HER dream was to save lives as a nurse.
However, today she is saving lives through her smoothing voice.
She coos like a dove.
Welcome to the world of Dangamvura’s mega-star, Charmaine Shamiso “Sha Sha” Mpambiro.
At 25, she has the world under her feet after making history by becoming the first Zimbabwean to bag a BET Award. The songstress, popularly known as the Queen of Amapiano, won the Viewer’s Choice: Best New International Act in June.
Upon making a surprise visit to Zimpapers’ radio station, Diamond FM on Wednesday, Sha Sha gave an insight on her life. The superstar is a proud Zimbabwean who traces her roots to the dusty streets of Dangamvura high-density suburb in Mutare.
The former Apha Institute, St Patrick’s Nyanyadzi High and St David’s Bonda High student’s talent was also horned in that ghetto as her music exploits were first identified in a church choir performance.
“This is my homecoming. I have been in the country for a couple of days and my stay would not have been complete without visiting Mutare, my hometown. My career started here in Mutare, but my dream was to become a nurse.
I would sing with friends and one of my buddies took my demo music to one of the radio stations in Harare. That was the beginning of my professional music journey,” she said.
Her first professional music producer was Zimbabwe’s music icon, Audius Mtawarira.
Sha released her first single, Mrs Independent, with the help of local rapper Calvin under the wings of Mtawarira.
Sha Sha never turned back and her stint with Mtawarira proved to be what the doctor had rightfully prescribed for her rise to stardom.
She is now the voice on several popular amapiano songs.
“While I was working towards my goal of moving to South Africa, I performed at the Harare International Festival of the Arts and that gave me the exposure I needed.
“At first, my family was against my decision to move to South Africa. They wanted me to continue performing locally, but I had made up my mind,” she said.
The songstress revealed that one of her numerous taxi rides in Johannesburg opened up her doors to fame and fortune.

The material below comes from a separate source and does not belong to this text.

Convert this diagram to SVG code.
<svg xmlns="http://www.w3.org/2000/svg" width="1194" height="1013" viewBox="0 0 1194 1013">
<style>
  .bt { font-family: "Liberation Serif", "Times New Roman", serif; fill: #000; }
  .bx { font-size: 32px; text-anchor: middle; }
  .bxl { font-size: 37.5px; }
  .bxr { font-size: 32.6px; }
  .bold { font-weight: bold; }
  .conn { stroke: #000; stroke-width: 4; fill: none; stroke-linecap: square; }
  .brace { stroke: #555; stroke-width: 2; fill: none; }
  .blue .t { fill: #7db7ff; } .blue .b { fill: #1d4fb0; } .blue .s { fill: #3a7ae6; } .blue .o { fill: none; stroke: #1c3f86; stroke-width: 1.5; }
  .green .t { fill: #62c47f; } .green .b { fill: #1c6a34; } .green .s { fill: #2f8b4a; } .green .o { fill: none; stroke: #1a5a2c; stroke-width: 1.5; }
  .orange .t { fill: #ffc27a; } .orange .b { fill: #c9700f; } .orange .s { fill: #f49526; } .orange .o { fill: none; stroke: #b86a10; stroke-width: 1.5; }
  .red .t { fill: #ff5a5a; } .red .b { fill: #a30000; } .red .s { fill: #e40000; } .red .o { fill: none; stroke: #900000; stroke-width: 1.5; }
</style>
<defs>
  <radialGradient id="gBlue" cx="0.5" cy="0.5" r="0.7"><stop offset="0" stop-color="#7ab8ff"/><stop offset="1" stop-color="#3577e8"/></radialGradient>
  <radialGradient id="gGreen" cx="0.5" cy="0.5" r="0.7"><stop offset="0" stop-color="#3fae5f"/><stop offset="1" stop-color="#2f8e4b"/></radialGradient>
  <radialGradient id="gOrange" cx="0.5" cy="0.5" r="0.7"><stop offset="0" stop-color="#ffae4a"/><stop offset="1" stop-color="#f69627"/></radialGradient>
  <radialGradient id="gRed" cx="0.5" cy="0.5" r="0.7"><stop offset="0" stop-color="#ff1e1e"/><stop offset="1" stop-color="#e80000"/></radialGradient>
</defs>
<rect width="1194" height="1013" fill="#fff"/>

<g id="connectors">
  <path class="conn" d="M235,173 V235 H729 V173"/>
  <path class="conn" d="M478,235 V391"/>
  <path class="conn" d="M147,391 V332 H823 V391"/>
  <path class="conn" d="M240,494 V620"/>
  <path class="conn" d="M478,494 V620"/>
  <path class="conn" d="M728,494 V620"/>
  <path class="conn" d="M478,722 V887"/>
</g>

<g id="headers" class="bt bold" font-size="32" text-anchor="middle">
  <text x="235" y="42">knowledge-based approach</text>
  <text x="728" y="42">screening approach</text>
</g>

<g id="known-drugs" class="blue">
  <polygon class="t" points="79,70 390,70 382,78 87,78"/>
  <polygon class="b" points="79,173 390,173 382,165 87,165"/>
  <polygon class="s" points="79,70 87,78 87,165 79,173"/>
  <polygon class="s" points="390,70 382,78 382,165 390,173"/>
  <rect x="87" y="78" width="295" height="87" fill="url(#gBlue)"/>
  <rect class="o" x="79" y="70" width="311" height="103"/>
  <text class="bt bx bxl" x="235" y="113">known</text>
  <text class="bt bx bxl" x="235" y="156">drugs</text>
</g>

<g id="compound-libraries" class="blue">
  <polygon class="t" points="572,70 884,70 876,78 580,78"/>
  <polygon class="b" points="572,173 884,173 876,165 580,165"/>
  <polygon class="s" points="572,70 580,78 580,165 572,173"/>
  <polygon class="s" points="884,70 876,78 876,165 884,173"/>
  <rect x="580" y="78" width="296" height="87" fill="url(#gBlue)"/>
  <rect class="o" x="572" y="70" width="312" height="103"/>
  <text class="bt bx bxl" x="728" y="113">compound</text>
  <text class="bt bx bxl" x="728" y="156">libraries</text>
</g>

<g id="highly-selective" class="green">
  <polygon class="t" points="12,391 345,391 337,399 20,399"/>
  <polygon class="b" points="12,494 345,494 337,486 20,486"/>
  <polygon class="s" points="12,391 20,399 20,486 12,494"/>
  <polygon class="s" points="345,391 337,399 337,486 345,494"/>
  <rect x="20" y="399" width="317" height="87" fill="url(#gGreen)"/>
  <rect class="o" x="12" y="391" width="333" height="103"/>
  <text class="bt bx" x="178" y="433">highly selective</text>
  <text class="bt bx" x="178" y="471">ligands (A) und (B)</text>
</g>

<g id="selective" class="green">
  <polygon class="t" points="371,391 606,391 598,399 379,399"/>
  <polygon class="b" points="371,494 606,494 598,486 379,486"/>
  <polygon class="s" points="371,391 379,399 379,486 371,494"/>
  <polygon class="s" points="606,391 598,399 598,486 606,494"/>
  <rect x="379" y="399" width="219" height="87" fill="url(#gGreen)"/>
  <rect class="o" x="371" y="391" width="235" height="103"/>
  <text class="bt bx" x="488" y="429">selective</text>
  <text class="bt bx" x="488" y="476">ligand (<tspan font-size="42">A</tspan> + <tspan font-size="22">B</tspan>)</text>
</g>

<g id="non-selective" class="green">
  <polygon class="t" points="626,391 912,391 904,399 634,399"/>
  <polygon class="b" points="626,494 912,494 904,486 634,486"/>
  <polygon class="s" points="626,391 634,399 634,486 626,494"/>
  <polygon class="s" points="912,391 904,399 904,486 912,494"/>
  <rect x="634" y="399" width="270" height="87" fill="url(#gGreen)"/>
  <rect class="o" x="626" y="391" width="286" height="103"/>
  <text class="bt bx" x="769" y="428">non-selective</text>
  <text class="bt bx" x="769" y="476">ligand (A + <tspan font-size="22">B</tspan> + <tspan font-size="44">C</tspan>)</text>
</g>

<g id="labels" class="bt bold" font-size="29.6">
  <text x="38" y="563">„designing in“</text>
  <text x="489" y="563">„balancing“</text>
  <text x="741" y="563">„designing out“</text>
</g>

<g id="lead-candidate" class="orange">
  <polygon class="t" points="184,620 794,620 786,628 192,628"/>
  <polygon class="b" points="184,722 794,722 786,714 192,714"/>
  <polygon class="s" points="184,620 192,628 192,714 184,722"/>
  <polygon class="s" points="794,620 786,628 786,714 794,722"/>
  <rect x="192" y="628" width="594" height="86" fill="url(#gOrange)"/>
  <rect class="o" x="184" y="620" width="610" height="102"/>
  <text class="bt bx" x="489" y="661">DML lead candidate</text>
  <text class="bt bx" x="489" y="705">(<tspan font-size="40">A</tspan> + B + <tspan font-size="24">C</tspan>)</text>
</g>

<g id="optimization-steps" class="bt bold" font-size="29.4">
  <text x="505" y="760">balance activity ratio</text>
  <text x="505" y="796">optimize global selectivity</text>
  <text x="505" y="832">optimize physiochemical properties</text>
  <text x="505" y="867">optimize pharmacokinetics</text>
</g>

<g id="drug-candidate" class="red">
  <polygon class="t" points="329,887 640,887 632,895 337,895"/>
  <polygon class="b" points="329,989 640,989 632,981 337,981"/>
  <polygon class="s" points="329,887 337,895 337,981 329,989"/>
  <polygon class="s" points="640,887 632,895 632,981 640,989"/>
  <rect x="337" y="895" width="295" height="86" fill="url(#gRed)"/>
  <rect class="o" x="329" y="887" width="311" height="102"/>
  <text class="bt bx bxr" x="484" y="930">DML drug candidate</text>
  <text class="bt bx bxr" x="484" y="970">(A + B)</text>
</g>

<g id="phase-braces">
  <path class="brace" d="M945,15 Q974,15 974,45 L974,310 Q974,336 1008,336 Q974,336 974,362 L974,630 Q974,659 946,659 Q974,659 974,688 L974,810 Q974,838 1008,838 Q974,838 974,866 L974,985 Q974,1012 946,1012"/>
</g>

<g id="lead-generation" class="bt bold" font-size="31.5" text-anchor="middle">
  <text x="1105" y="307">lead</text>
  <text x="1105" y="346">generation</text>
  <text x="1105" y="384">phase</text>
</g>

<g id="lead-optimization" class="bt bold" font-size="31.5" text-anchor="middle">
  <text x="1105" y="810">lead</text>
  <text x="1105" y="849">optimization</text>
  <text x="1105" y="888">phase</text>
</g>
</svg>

She befriended a taxi driver, Melusi Mhlanga, and one of their talks unveiled that Mhlanga used to drive one of South Africa’s stars – DJ Maphorisa.
“Uisng that link, DJ Maphorisa invited me to his studio and he was impressed with my voice,” she said.
DJ Maphorisa, Kabza De Small and Samthing Soweto then worked with Sha Sha on an EP and created what are considered by many as some of the best amapiano songs ever released.
On her identity, Sha Sha said: “I am a proud Zimbabwean. I grew up in Mutare. I have no problem being recognised as a Zimbabwean. I was educated here at Alpha Institute, St Patrick’s Nyanyadzi and St David’s Bonda. I will never hide my origins and identity.
“I adapted very well to the South African culture and environment because before moving there I used to be a frequent visitor. My mother stays in South Africa and my visits to her place made me a fluent Ndebele and Zulu speaker, so I am also at home with those languages.” She urged upcoming artistes not to be distracted by fame and their fans’ expectations.
“You have to keep your identity. I will never allow people’s expectations to distract me. Rather, I will just continue making good music. If you follow your fans’ demands, you will end up losing focus and your essence,” she said.
Sha Sha said the country’s music industry has the potential to be among the best on the continent.
“Artistes need to work together and tap on each other’s expertise and skills. I have Audius Mtawarira to thank for believing in my talent. He has been out there perfecting his producing skills and he is helping a lot of upcoming artistes. We need more people like Audius so that our industry can also grow.
“We should uplift each other; together we can go places. I am looking forward to working with other local artistes,” she said.
On her forthcoming productions, the Queen of Amapiano said: “I like surprises. It just feels good when l surprise people.”